Como Márcia se mostrasse interessada, falei-lhe das corridas. Não fossem os três treinos semanais de 6, 8 e 10km, como poderia, aos 73 anos, encarar as competições de rua, a subir e a descer ladeiras da cidade? Nesses percursos de 10 a 15km sei que, ao iniciar os trajetos com cerca de 10.000 outros corredores, deverei chegar ao final, salvo se algum fato inusitado acontecer, o que felizmente não ocorreu nas 37 corridas já realizadas. Quando passo por outros atletas amadores, que estão a andar ou lentamente a correr lamuriando-se, entendo as palavras “estar preparado”. É como diz meu velho amigo e maratonista Nicola, em seus bem mais de 70 anos: “Se o corpo estiver preparado, a sua mente o levará a qualquer lugar”. O mesmo não ocorre no futebol? O público que vai aos estádios sempre se manifesta ao ver um jogador não devidamente em forma sob o aspecto físico.
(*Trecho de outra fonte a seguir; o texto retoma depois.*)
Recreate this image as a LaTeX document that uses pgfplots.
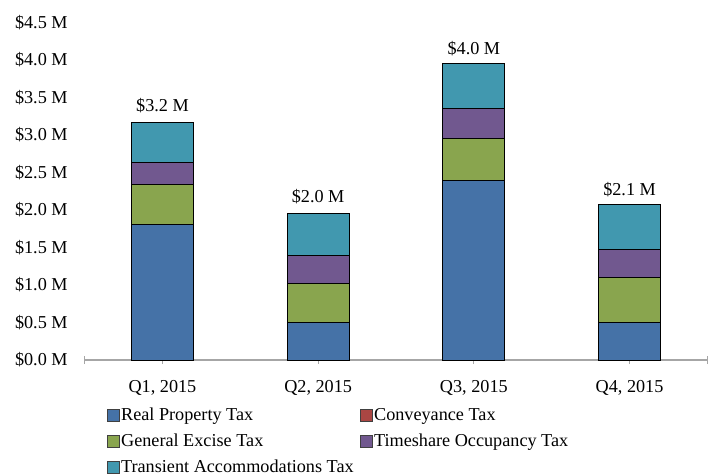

As experiências narradas por Márcia, que buscou aperfeiçoamento em cursos no Exterior e estágios em corporações importantes para aquilo que almejava, a gestão empresarial, fizeram-na preparada. Como dizia a minha legendária professora de piano Marguerite Long, “nada resiste ao estudo ou ao trabalho”. Despedímo-nos e encontro Carlos, companheiro de corrida e bem mais rápido do que o septuagenário. “Já se preparou para a prova Santos Dumont no Campo de Marte?”, perguntou-me. Estou treinando, respondi-lhe, e a olhar para a Márcia disse-lhe: “eis o exemplo ao vivo”. Regressei a pensar nesse percurso de 10km, sem esquecer de outras preparações, do estudo de piano e dos escritos que povoam a mente. O tema do post já estava a ferver. Após a prova deste último dia 12 o texto fluiu prazerosamente.
A chat with a friend brought up the subject of this post, a reflexion on the importance of being prepared to handle the situations that life throws at us.